The original NZXT Phantom (reviewed here) wasn’t exactly a huge case. But it was meant for those of us with more components than just the basics. Size aside, it was also missing the all important windowed side panel and a side fan placement for GPU cooling. In an effort to appease those looking for a more compact case with features needed to turn the heads of enthusiasts, NZXT launched the Phantom 410 in not one, but all the popular colors. But what we wanted to know was, what does the Phantom 410 have to offer and does it cool as well or better than the original? Let’s find out!
Features and Specifications
Futurelooks was on site at CES 2012 where the team were presented the NZXT Phantom 410 and new Switch 810 Hybrid case. One of the things that stuck out in the video about the Phantom 410 was that the colors were specifically chosen by their community of enthusiasts. How cool is that? It’s worth a quick look to see what’s coming and what’s inside the Phantom 410 if pictures aren’t your thing and you want to sit back and enjoy a guided tour.
Many of you are familiar with the original Phantom which was well known as the “Storm Trooper” case. There are many enthusiasts, including myself, that wished it came in two models with and without a window. It’s such a striking case that you know something nice was put inside to match the exterior. It seemed a shame to not see it all. While the Phantom was recently given the windowed side panel treatment as an accessory door, there were other improvements that NZXT wanted to make. As a result of some user feedback, the Phantom 410 is a bit smaller yet adds a few other features to the list that the big brother doesn’t have. To cover the obvious, here is a table for comparison.
The Phantom 410 still accommodates a full sized video card. It also gets a removable hard drive bay as well as an adjustable fan shroud to help direct air where you need it. Naturally, it can’t adjust very much with a full length GTX 580 video card or two installed. It still directs cool air coming from the front of the case right on to the area your video cards which is what really matters. If that’s still not enough room, removing the center drive bays is now an option, allowing it to stay small and still offer the length to work with the longest graphics cards.

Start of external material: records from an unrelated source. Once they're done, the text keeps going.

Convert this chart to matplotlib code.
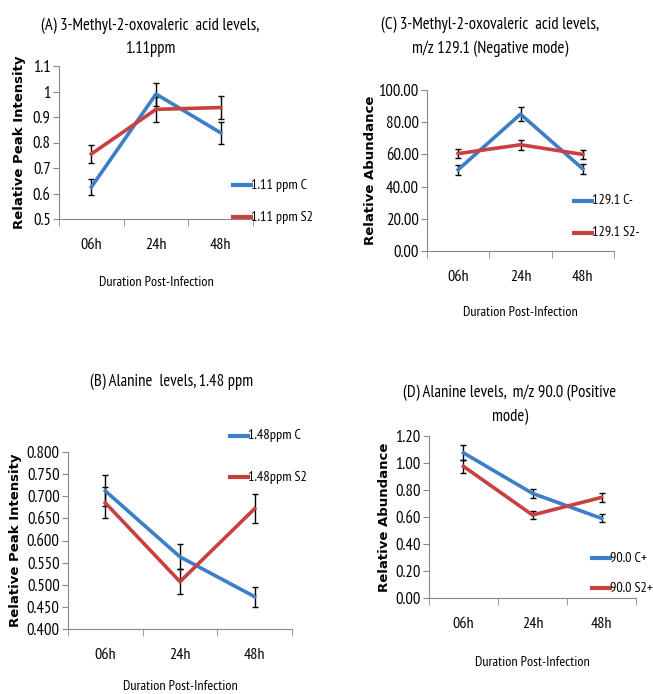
import matplotlib
matplotlib.use("Agg")
import matplotlib.pyplot as plt

# data
times = ["06h", "24h", "48h"]

a_c = [0.625, 0.99, 0.838]
a_c_err = [0.032, 0.045, 0.042]
a_s2 = [0.755, 0.93, 0.937]
a_s2_err = [0.035, 0.05, 0.046]

c_c = [50.5, 85.0, 51.0]
c_c_err = [3.0, 4.5, 3.0]
c_s2 = [60.5, 66.0, 60.0]
c_s2_err = [3.0, 3.0, 3.0]

b_c = [0.712, 0.563, 0.473]
b_c_err = [0.035, 0.028, 0.023]
b_s2 = [0.685, 0.507, 0.672]
b_s2_err = [0.035, 0.028, 0.033]

d_c = [1.075, 0.775, 0.59]
d_c_err = [0.055, 0.035, 0.03]
d_s2 = [0.975, 0.615, 0.745]
d_s2_err = [0.05, 0.03, 0.035]

BLUE = "#3d7fc6"
RED = "#c8403f"
W, H = 653, 694

narrow = ["PT Sans Narrow", "DejaVu Sans"]

fig = plt.figure(figsize=(W / 100, H / 100), dpi=100, facecolor="white")


def px_axes(l, t, r, b):
    return fig.add_axes([l / W, 1 - b / H, (r - l) / W, (b - t) / H])


def panel(rect, c, c_err, s2, s2_err, labels, ylim, yticks, yfmt, ylabel, ylab_x,
          title, title_xy, xlabel_y, leg_xy, leg_gap):
    ax = px_axes(*rect)
    x = range(len(times))
    ax.errorbar(x, c, yerr=c_err, color=BLUE, lw=2.6, ecolor="black",
                elinewidth=1, capsize=2.5, capthick=1, label=labels[0], zorder=3)
    ax.errorbar(x, s2, yerr=s2_err, color=RED, lw=2.6, ecolor="black",
                elinewidth=1, capsize=2.5, capthick=1, label=labels[1], zorder=3)
    ax.set_xlim(-0.5, 2.5)
    ax.set_ylim(*ylim)
    ax.set_yticks(yticks)
    ax.set_yticklabels([yfmt.format(v) for v in yticks], family=narrow, fontsize=12)
    ax.set_xticks(list(x))
    ax.set_xticklabels(times, family=narrow, fontsize=11.5)
    ax.set_xticks([-0.5, 0.5, 1.5, 2.5], minor=True)
    ax.tick_params(axis="x", which="major", length=0, pad=14)
    ax.tick_params(axis="x", which="minor", length=5, color="#888888", direction="out")
    ax.tick_params(axis="y", length=4, color="#888888", direction="out", pad=2)
    for s in ["top", "right"]:
        ax.spines[s].set_visible(False)
    for s in ["left", "bottom"]:
        ax.spines[s].set_color("#888888")
    fig.text(ylab_x / W, 1 - (rect[1] + rect[3]) / 2 / H, ylabel, fontsize=9.5,
             fontweight="bold", rotation=90, ha="center", va="center")
    fig.text(title_xy[0] / W, 1 - title_xy[1] / H, title, family=narrow,
             fontsize=12, ha="center", va="center", linespacing=1.6)
    cx = (rect[0] + rect[2]) / 2
    fig.text(cx / W, 1 - xlabel_y / H, "Duration Post-Infection", family=narrow,
             fontsize=10.2, ha="center", va="center")
    handles, labs = ax.get_legend_handles_labels()
    for i, (h, lab) in enumerate(zip(handles, labs)):
        lx, ly = leg_xy
        ly = ly + i * leg_gap
        fig.add_artist(plt.Line2D([lx / W, (lx + 18) / W], [1 - ly / H, 1 - ly / H],
                                  color=h[0].get_color(), lw=3))
        fig.text((lx + 18) / W, 1 - ly / H, lab, family=narrow, fontsize=10.3,
                 ha="left", va="center")
    return ax


panel((59, 66, 253, 219), a_c, a_c_err, a_s2, a_s2_err,
      ["1.11 ppm C", "1.11 ppm S2"], (0.5, 1.1),
      [0.5, 0.6, 0.7, 0.8, 0.9, 1.0, 1.1], "{:g}", "Relative Peak Intensity", 20,
      "(A) 3-Methyl-2-oxovaleric  acid levels,\n1.11ppm", (150, 37), 283,
      (233, 185), 32)

panel((427, 90, 614, 251), c_c, c_c_err, c_s2, c_s2_err,
      ["129.1 C-", "129.1 S2-"], (0, 100),
      [0, 20, 40, 60, 80, 100], "{:.2f}", "Relative Abundance", 371,
      "(C) 3-Methyl-2-oxovaleric  acid levels,\nm/z 129.1 (Negative mode)", (490, 37), 313,
      (574, 201), 32)

panel((68, 452, 292, 629), b_c, b_c_err, b_s2, b_s2_err,
      ["1.48ppm C", "1.48ppm S2"], (0.4, 0.8),
      [0.4, 0.45, 0.5, 0.55, 0.6, 0.65, 0.7, 0.75, 0.8], "{:.3f}", "Relative Peak Intensity", 16,
      "(B) Alanine  levels, 1.48 ppm", (172, 382), 686,
      (230, 436), 41)

panel((429, 436, 636, 598), d_c, d_c_err, d_s2, d_s2_err,
      ["90.0 C+", "90.0 S2+"], (0, 1.2),
      [0, 0.2, 0.4, 0.6, 0.8, 1.0, 1.2], "{:.2f}", "Relative Abundance", 385,
      "(D) Alanine levels,  m/z 90.0 (Positive\nmode)", (510, 405), 663,
      (592, 558), 30)

fig.savefig("out.png", dpi=100, facecolor="white")
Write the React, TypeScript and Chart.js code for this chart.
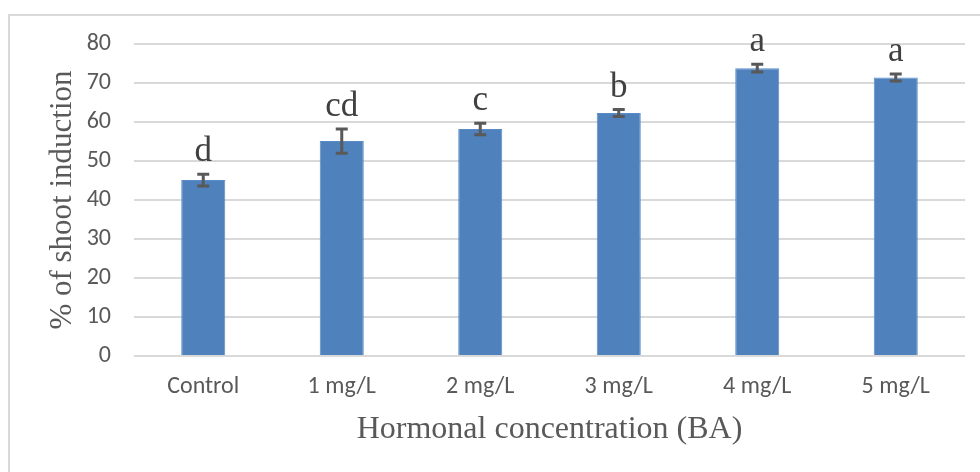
import React, { useEffect, useRef } from "react";
import { Chart, registerables } from "chart.js";

Chart.register(...registerables);

const categories = ["Control", "1 mg/L", "2 mg/L", "3 mg/L", "4 mg/L", "5 mg/L"];
const shootInduction = [45.1, 55.1, 58.2, 62.3, 73.8, 71.4];
const errorMargins = [1.5, 3.1, 1.5, 0.9, 1.0, 0.9];
const significanceLetters = ["d", "cd", "c", "b", "a", "a"];
const yTicks = [0, 10, 20, 30, 40, 50, 60, 70, 80];
const xTitle = "Hormonal concentration (BA)";
const yTitle = "% of shoot induction";

const SERIF = "'Liberation Serif', 'Times New Roman', 'DejaVu Serif', serif";
const SANS = "Carlito, Calibri, Lato, 'Open Sans', sans-serif";

const framePlugin = {
  id: "frame",
  beforeDraw(chart: any) {
    const ctx = chart.ctx;
    ctx.save();
    ctx.fillStyle = "#ffffff";
    ctx.fillRect(0, 0, chart.width, chart.height);
    ctx.strokeStyle = "#d9d9d9";
    ctx.lineWidth = 2;
    ctx.strokeRect(9, 15, chart.width + 20, chart.height + 20);
    ctx.restore();
  },
};

const errorBarPlugin = {
  id: "errorBars",
  afterDatasetsDraw(chart: any) {
    const ctx = chart.ctx;
    const meta = chart.getDatasetMeta(0);
    const y = chart.scales.y;
    ctx.save();
    meta.data.forEach((bar: any, i: number) => {
      const v = shootInduction[i];
      const e = errorMargins[i];
      const top = y.getPixelForValue(v + e);
      const bot = y.getPixelForValue(v - e);
      const x = bar.x;
      ctx.strokeStyle = "#595959";
      ctx.lineWidth = 3;
      ctx.beginPath();
      ctx.moveTo(x, top);
      ctx.lineTo(x, bot);
      ctx.moveTo(x - 6, top);
      ctx.lineTo(x + 6, top);
      ctx.moveTo(x - 6, bot);
      ctx.lineTo(x + 6, bot);
      ctx.stroke();
      ctx.fillStyle = "#404040";
      ctx.font = `35px ${SERIF}`;
      ctx.textAlign = "center";
      ctx.textBaseline = "alphabetic";
      ctx.fillText(significanceLetters[i], x, top - 13);
    });
    ctx.restore();
  },
};

export default function App() {
  const ref = useRef<HTMLCanvasElement>(null);
  useEffect(() => {
    if (!ref.current) return;
    const chart = new Chart(ref.current, {
      type: "bar",
      data: {
        labels: categories,
        datasets: [
          {
            data: shootInduction,
            backgroundColor: "#4f81bd",
            borderColor: "#5a8bc6",
            borderWidth: 1,
            categoryPercentage: 1,
            barPercentage: 0.318,
          },
        ],
      },
      options: {
        responsive: false,
        animation: false,
        layout: { padding: { left: 0, right: 15, top: 44, bottom: 0 } },
        plugins: { legend: { display: false }, tooltip: { enabled: false } },
        scales: {
          x: {
            grid: { display: false, drawTicks: false },
            border: { display: false },
            ticks: { color: "#595959", font: { family: SANS, size: 24 }, padding: 17 },
            title: {
              display: true,
              text: xTitle,
              color: "#595959",
              font: { family: SERIF, size: 32 },
              padding: { top: 0, bottom: 23 },
            },
            afterFit(scale: any) {
              scale.height = 116;
            },
          },
          y: {
            min: 0,
            max: 80,
            afterBuildTicks(scale: any) {
              scale.ticks = yTicks.map((v) => ({ value: v }));
            },
            grid: { color: "#d9d9d9", lineWidth: 2, drawTicks: false },
            border: { display: false },
            ticks: { color: "#595959", font: { family: SANS, size: 24 }, padding: 23 },
            title: {
              display: true,
              text: yTitle,
              color: "#595959",
              font: { family: SERIF, size: 31 },
              padding: { top: 44, bottom: 0 },
            },
            afterFit(scale: any) {
              scale.width = 134;
            },
          },
        },
      },
      plugins: [framePlugin, errorBarPlugin],
    });
    return () => chart.destroy();
  }, []);
  return (
    <div style={{ position: "fixed", left: 0, top: 0, width: 980, height: 472 }}>
      <canvas ref={ref} width={980} height={472} style={{ display: "block" }} />
    </div>
  );
}
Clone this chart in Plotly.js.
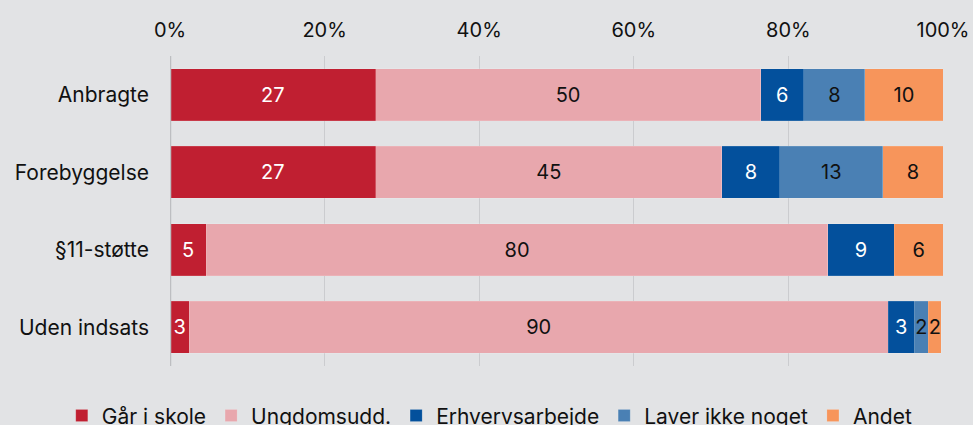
<!DOCTYPE html>
<html>
<head>
<meta charset="utf-8">
<script src="https://cdn.plot.ly/plotly-3.0.1.min.js"></script>
<style>html,body{margin:0;padding:0;background:#e2e3e5;overflow:hidden;}#chart{width:973px;height:425px;}</style>
</head>
<body>
<div id="chart"></div>
<script>
const categories = ["Anbragte", "Forebyggelse", "§11-støtte", "Uden indsats"];
const seriesNames = ["Går i skole", "Ungdomsudd.", "Erhvervsarbejde", "Laver ikke noget", "Andet"];
const gaarISkole     = [26.6, 26.6, 4.7, 2.5];
const ungdomsudd     = [49.8, 44.8, 80.4, 90.4];
const erhvervsarbejde= [5.6, 7.5, 8.6, 3.4];
const laverIkkeNoget = [7.9, 13.3, null, 1.8];
const andet          = [10.1, 7.8, 6.3, 1.7];
const tickValues = [0, 20, 40, 60, 80, 100];
const tickLabels = ["0%", "20%", "40%", "60%", "80%", "100%"];

const seriesValues = [gaarISkole, ungdomsudd, erhvervsarbejde, laverIkkeNoget, andet];
const colors = ["#c01f31", "#e8a7ad", "#03509c", "#4a80b4", "#f7955b"];
const textColors = ["#ffffff", "#111111", "#ffffff", "#111111", "#111111"];
const FONT = "Inter, 'Noto Sans', sans-serif";

const traces = seriesValues.map((vals, i) => ({
  type: "bar",
  orientation: "h",
  name: seriesNames[i],
  y: categories,
  x: vals,
  marker: {color: colors[i], line: {color: "rgba(255,255,255,0.25)", width: 0.5}},
  texttemplate: "%{x:.0f}",
  textposition: "inside",
  insidetextanchor: "middle",
  textangle: 0,
  constraintext: "none",
  insidetextfont: {family: FONT, size: 20, color: textColors[i]},
  hoverinfo: "skip"
}));

const layout = {
  width: 973, height: 425,
  paper_bgcolor: "#e2e3e5",
  plot_bgcolor: "#e2e3e5",
  barmode: "stack",
  bargap: 0.33,
  font: {family: FONT, size: 20, color: "#111111"},
  margin: {l: 170, r: 30, t: 56, b: 59, autoexpand: false},
  uniformtext: {mode: "show", minsize: 20},
  xaxis: {
    side: "top",
    range: [0, 100],
    tickvals: tickValues,
    ticktext: tickLabels,
    showgrid: true,
    gridcolor: "#cbcccf",
    gridwidth: 1,
    zeroline: false,
    showline: false,
    ticks: "",
    ticklabelstandoff: 14,
    tickfont: {family: FONT, size: 20, color: "#111111"},
    fixedrange: true
  },
  yaxis: {
    autorange: "reversed",
    showgrid: false,
    zeroline: false,
    showline: false,
    ticks: "",
    ticklabelstandoff: 20,
    tickfont: {family: FONT, size: 21, color: "#111111"},
    fixedrange: true
  },
  shapes: [{
    type: "line", xref: "x", yref: "paper", x0: 0, x1: 0, y0: 0, y1: 1,
    line: {color: "#bdbec1", width: 2.5}
  }],
  showlegend: true,
  legend: {
    orientation: "h",
    xref: "paper", yref: "paper",
    x: -0.14, xanchor: "left",
    y: -0.161, yanchor: "middle",
    font: {family: FONT, size: 21, color: "#111111"},
    bgcolor: "rgba(0,0,0,0)",
    itemwidth: 30,
    tracegroupgap: 0,
    traceorder: "normal"
  }
};

Plotly.newPlot("chart", traces, layout, {staticPlot: true, displayModeBar: false});
</script>
</body>
</html>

While the 410 does offer a different set of features, it’s also a lot cheaper than the Phantom was at launch. The Phantom 410 will cost you around $99 US or less whereas the original Phantom still sells for $129 or so depending on the color combination selected.
Extra Cooling for Phantom 410
Here, you can see the removable hard drive bay with adjustable shroud with fan along with the tool-less trays with one drive installed. A thumb screw keeps the fan aimed where you like. We’ll touch on this again later in the installation notes. The HDD trays bend and flex easily enough to install any 3.5 inch drive. There’s enough room to face the HDD in either direction. You can hide the cables in the back or flip them around for easy access up front.
Looking up top, you can see the two 120/140mm fan port cut outs. This is where your dual 120/140mm radiator or fans can be mounted. There’s some extra length too if your rad is a little long. However, if you install too thick a rad, it may or may not hit your motherboard components or memory slots. I suggest you stick with a standard thickness radiator to be safe.
Finally, there’s about 3/4 of an inch (19mm) space between the left side panel and back of the motherboard. The slightly wider frame of the case coupled with the wire management space will make it very easy to hide connectors and cabling. Again, your drive cables can face either direction depending on your preference, but facing them backwards would yield a cleaner interior. Especially now that there is a window for people to check on your cable cleanliness.